Often described and studied strictly in terms of its filmic manifestations, many of the stylistic aesthetics and narrative techniques of noir were prevalent on American television in such programs ranging from crime dramas (“Johnny Staccato,” “The Man With a Camera,” “77 Sunset Strip”), and police procedurals (“Dragnet,” “Naked City,” “The Untouchables”), to science fiction anthologies (“The Outer Limits,” “The Twilight Zone”).

"The Haunted" (1964)

Many of these programs not only exhibit noir style, but showcase the artistic efforts of many film noir luminaries. John Brahm (The Lodger, Guest in the House) directed episodes of both “Alfred Hitchcock Presents” and “The Twilight Zone.” John Cassavetes (Shadows, A Woman Under the Influence) starred and directed in “Johnny Staccato.” Ida Lupino (High Sierra, On Dangerous Ground) directed episodes of both “The Fugitive” and “The Untouchables.” Joseph Cotten (The Third Man, Shadow of a Doubt) appeared in episodes of both “Alfred Hitchcock Presents” and “77 Sunset Strip.” Lee Marvin (The Big Heat, The Killers) appeared on both “M Squad” and “The Untouchables,” while Gerd Oswald (Crime of Passion) and Joseph Stefano (Psycho) worked together on “The Outer Limits.” Stefano went on to produce, write, and direct the unsold gothic-horror TV pilot "The Haunted" (1964), which featured noirish cinematography by Conrad Hall, assisted by camera operator William Fraker.

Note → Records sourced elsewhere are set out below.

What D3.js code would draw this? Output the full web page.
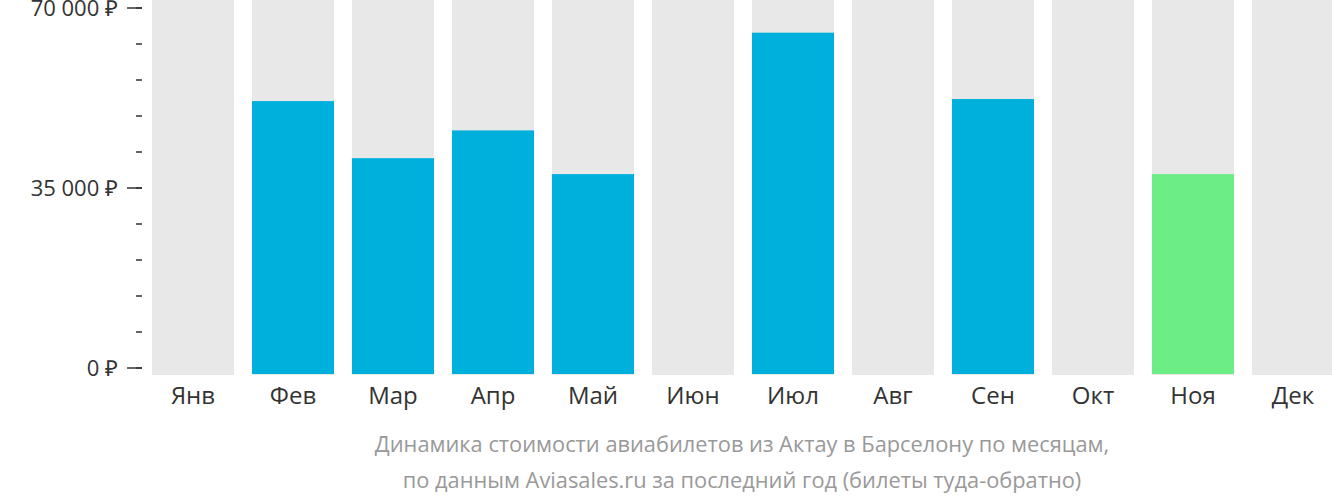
<!DOCTYPE html>
<html><head><meta charset="utf-8">
<script src="https://cdn.jsdelivr.net/npm/d3@7"></script>
<style>body{margin:0;background:#fff}text{font-family:"Open Sans",sans-serif}</style>
</head><body><svg id="c" width="1332" height="502"></svg>
<script>
const months = ["Янв","Фев","Мар","Апр","Май","Июн","Июл","Авг","Сен","Окт","Ноя","Дек"];
const prices = [0, 51900, 40800, 46200, 37700, 0, 65200, 0, 52300, 0, 37700, 0];
const cheapest = "Ноя";
const majorTicks = [0, 35000, 70000];

const svg = d3.select("#c");
const x = d3.scaleBand().domain(months).range([143, 1343]).paddingInner(0.18).paddingOuter(0.09);
const y = d3.scaleLinear().domain([0, 70000]).range([368, 8]);

svg.selectAll("rect.bg").data(months).join("rect")
  .attr("x", d => x(d)).attr("width", x.bandwidth())
  .attr("y", 0).attr("height", 375).attr("fill", "#e8e8e8");

svg.selectAll("rect.v").data(months.map((m, i) => ({m, v: prices[i]})).filter(d => d.v > 0)).join("rect")
  .attr("x", d => x(d.m)).attr("width", x.bandwidth())
  .attr("y", d => y(d.v)).attr("height", d => 374 - y(d.v))
  .attr("fill", d => d.m === cheapest ? "#6ced86" : "#00b0dc");

const fmt = v => d3.format(",")(v).replace(/,/g, " ") + " ₽";
const minor = d3.range(0, 70001, 7000);
svg.selectAll("line.mi").data(minor).join("line")
  .attr("x1", 136).attr("x2", 142).attr("y1", d => y(d)).attr("y2", d => y(d))
  .attr("stroke", "#333").attr("stroke-width", 1.5);
svg.selectAll("line.ma").data(majorTicks).join("line")
  .attr("x1", 127).attr("x2", 142).attr("y1", d => y(d)).attr("y2", d => y(d))
  .attr("stroke", "#333").attr("stroke-width", 1.5);
svg.selectAll("text.yl").data(majorTicks).join("text")
  .attr("x", 118).attr("y", d => y(d)).attr("dy", "0.35em").attr("text-anchor", "end")
  .attr("font-size", 22).attr("fill", "#333").text(fmt);

svg.selectAll("text.xl").data(months).join("text")
  .attr("x", d => x(d) + x.bandwidth() / 2).attr("y", 404).attr("text-anchor", "middle")
  .attr("font-size", 24).attr("fill", "#333").text(d => d);

svg.selectAll("text.cap").data(["Динамика стоимости авиабилетов из Актау в Барселону по месяцам,",
  "по данным Aviasales.ru за последний год (билеты туда-обратно)"]).join("text")
  .attr("x", 742).attr("y", (d, i) => 452 + i * 36).attr("text-anchor", "middle")
  .attr("font-size", 21.8).attr("fill", "#999").text(d => d);
</script></body></html>
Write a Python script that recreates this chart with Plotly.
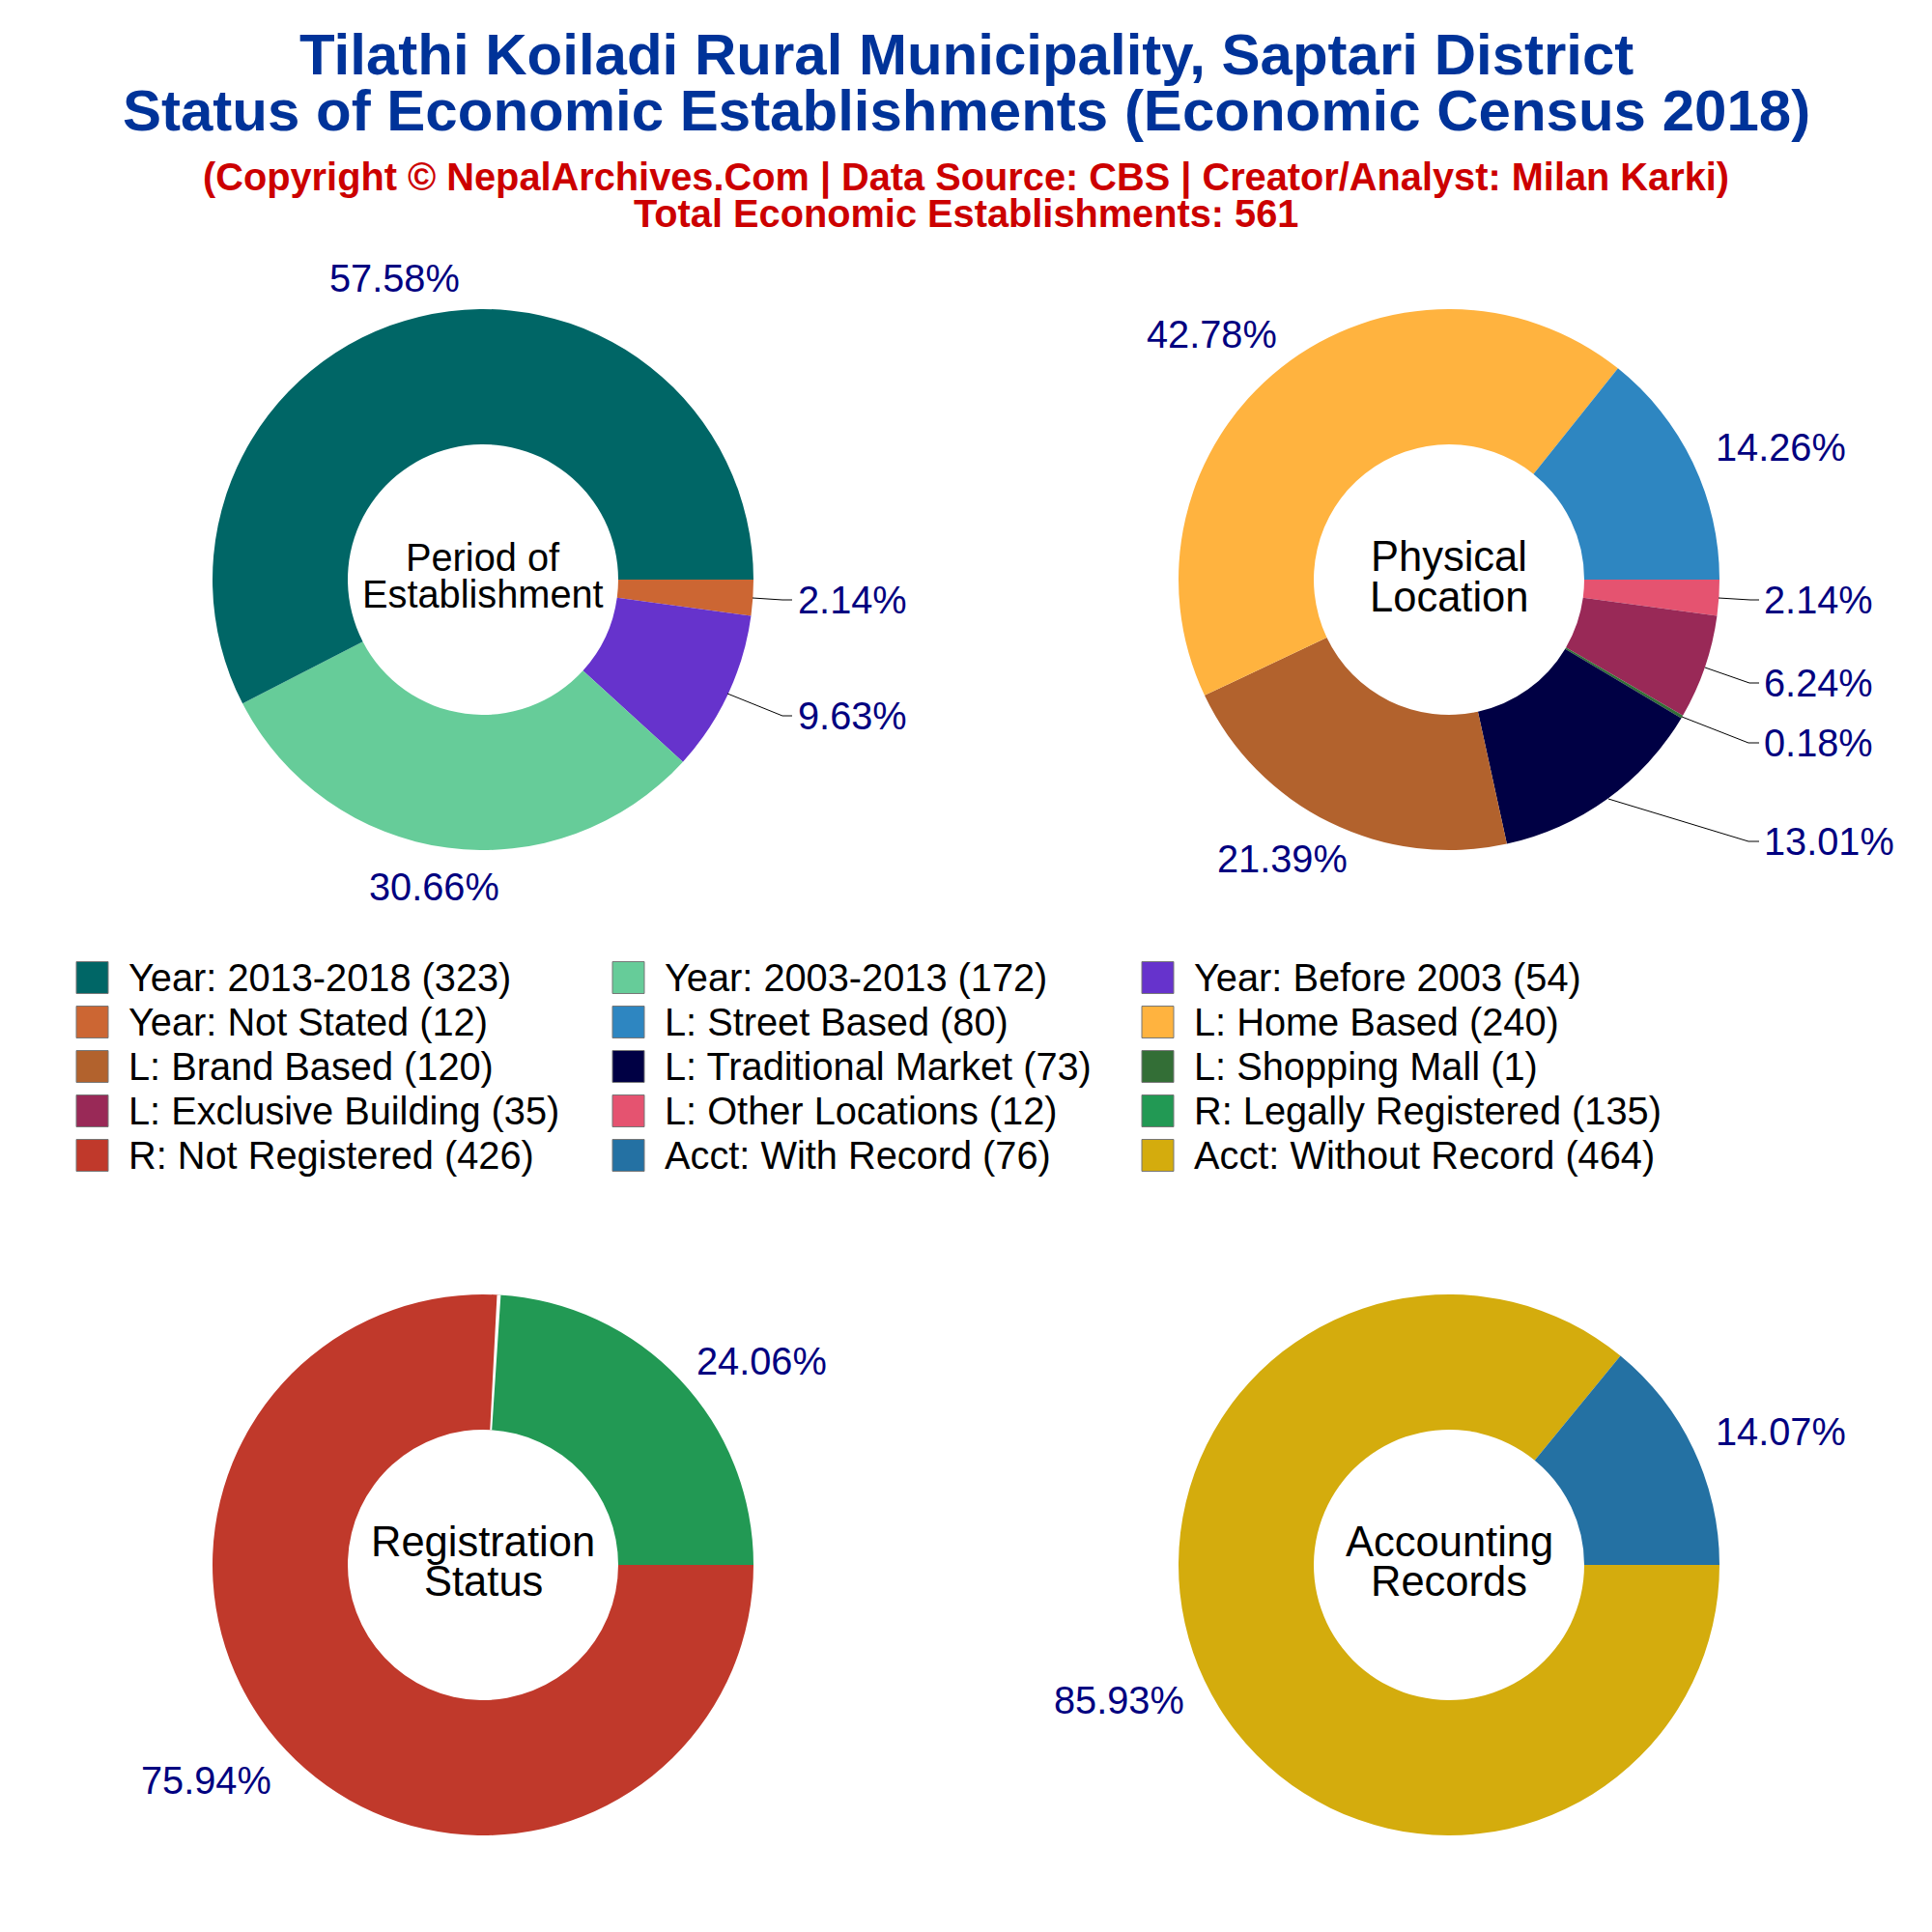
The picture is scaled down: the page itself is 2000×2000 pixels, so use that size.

While the bulk of these programs ran during the 1950s and ‘60s, the noir style witnessed a resurgence during the late 1980s and early ‘90s, mainly exhibited in the works of Michael Mann and David Lynch whose seminal programs “Miami Vice” and “Twin Peaks” showcased a baroque utilization of noir aesthetic

However, these characteristics were also exhibited in overlooked programs, such as the Showtime anthology “Fallen Angels” (with episodes directed by Steven Soderbergh and Alfonso Cuarón), Wes Craven’s short-lived “Nightmare Cafe,” and the HBO series “The Hitchhiker.” During this time there were also several made-for-TV noirs, both remakes (“Dial M for Murder,” “Double Indemnity”) and original telefilms such as “Poodle Springs,” which was adapted from an unfinished novel by Raymond Chandler ("The Big Sleep," "Double Indemnity" and "The Long Goodbye"). Set in the shadows of New York's mean streets, NBC's noir series “Johnny Staccato” (1959-60) starred John Cassavetes as a jazz pianist turned private detective. Cassavetes also directed a number of episodes.